RTX 2080 Ti slower than GTX 1080 Ti

Weihao_Yuan · September 30, 2019, 2:26am

I run my code on GTX 1080 Ti and RTX 2080 Ti and found 2080 is slower than 1080. The time for one batch of 1080 is around 1.9s while the time for 2080 is around 3.3s. I tried torch==1.2.0 and torch==1.1.0 and torchvision==0.4.0 and torchvision==0.2.0 but the results are similar. I do not understand. Anyone can help me?

LeviViana · September 30, 2019, 8:59am

Could you provide a snippet reproducing your issue ?

Weihao_Yuan · September 30, 2019, 12:07pm

You can use this repo. https://github.com/JiaRenChang/PSMNet.git
My code is based on it.

LeviViana · September 30, 2019, 2:07pm

If you really want to get help, it would be better to provide a precise script reproducing this effect. Personally, I won’t go and and do it for you, and as far as I know this community, and unless you are lucky, people won’t do it neither.

Weihao_Yuan · October 3, 2019, 10:37am

You can run

python Test_img.py --loadmodel (finetuned PSMNet) --leftimg ./left.png --rightimg ./right.png --isgray False

in this repo.

Oli · October 3, 2019, 10:56am

The Test_img.py script only does the calculations on two images once. It also measures the time it takes to transfer the images from CPU -> GPU -> CPU. Since there is so little data, the time measured might be dominated by this transferring time and not the actual model computations. You might actually run the script faster on the CPU.

What is the goal if you don’t mind me asking? To run this script as fast as possible? Train or run with webcam? Verify that your 2080 is faster than 1080?

Weihao_Yuan · October 3, 2019, 11:39am

Thanks for your replies. My goal is training this network using different data. And I found it runs faster on 1080 than 2080. I guess there is something wrong so that the 2080 does not perform well. I hope to find the reason so that I can train the network faster using my 2080. You can train it using main.py or finetune.py in this repo. Thanks.

Oli · October 3, 2019, 2:10pm

I don’t have both a 1080 and a 2080 to help you try these things. A good start would be to manually monitor the output of nvidia-smi for the two GPUs while training and see if the Volatile GPU-Util percentage is good.

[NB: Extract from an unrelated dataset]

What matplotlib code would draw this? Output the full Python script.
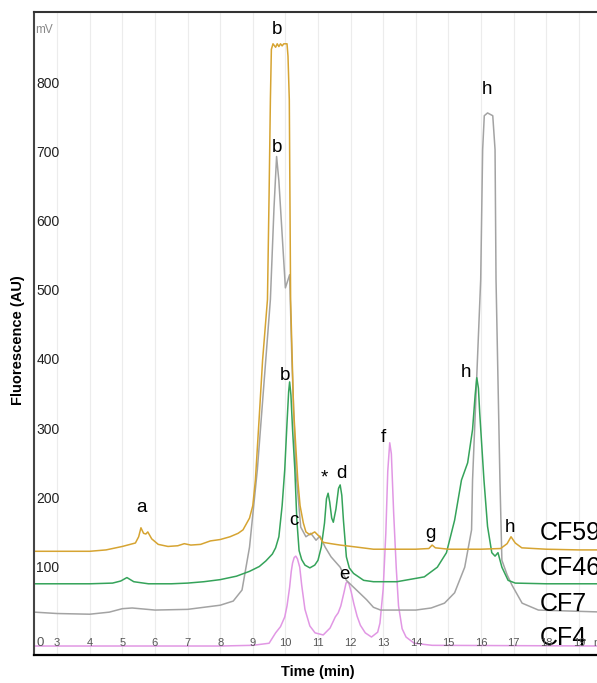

This might be of use to update the output

watch -n 0.2 nvidia-smi

Weihao_Yuan · October 4, 2019, 12:29am

I didn’t find anything different between the nvidia-smi outputs of 1080 and 2080

iidsample · October 4, 2019, 2:35am

Are these on same machine. Are you using one of these to power your graphics also. If this is the case then this might happen. In whatever experiments I have ran 2080 seems to be almost as fast in each and every case.

Weihao_Yuan · October 4, 2019, 7:54am

They are on different machine but the cpu and memory are the same. And I tried on two sets of machine and the results are similar. I mean, cpu1 + 2080, cpu1 + 1080, cpu2 + 2080, cpu2 +1080. So I wonder if there is some code not supported well by pytorch with 2080.

iidsample · October 4, 2019, 1:08pm

Try using Profiler might give you the idea of what is happening.

rwightman · October 4, 2019, 7:41pm

As mentioned earlier, I’d look at details of the PCIe bus/speed, after that I’d look at temperature throttling.

Compare PCI details from
nvidia-smi -q

Compare output of
nvidia-smi dmon -s pucte while running the code on 1080 vs 2080

Joe1Chief · October 6, 2019, 2:02pm

I have faced the same issue(10s/iter on 2080ti vs 2.5s/iter on 1080ti) in my practice. And I have tested on many platforms(including Ubuntu 16.04/18.04, Windows 10). It’s definitely not a hardware failure, but the real reasons aren’t clear(maybe its Nvidia’s fault). There are some valuable suggestions.

Modifying your network architecture.
Apex is helpful.

henrique · October 7, 2019, 10:52am

Yeah, it seems strange from the specs, however, new cards are optimized mostly for half precision.
I’d try using Apex AMP, as Joe1 pointed out above.

soad89 · February 15, 2020, 8:28am

Hi Joe1, I came into comparable problems, running pytroch model RTX2070 2x faster then TITAN RTX on same system, do you think it still can be the same problem even they are both Turing? Do you have any new findings regarding that?

Joe1Chief · February 20, 2020, 9:26am

Sorry, I didn’t find an efficient way. Rewriting your code may be helpful.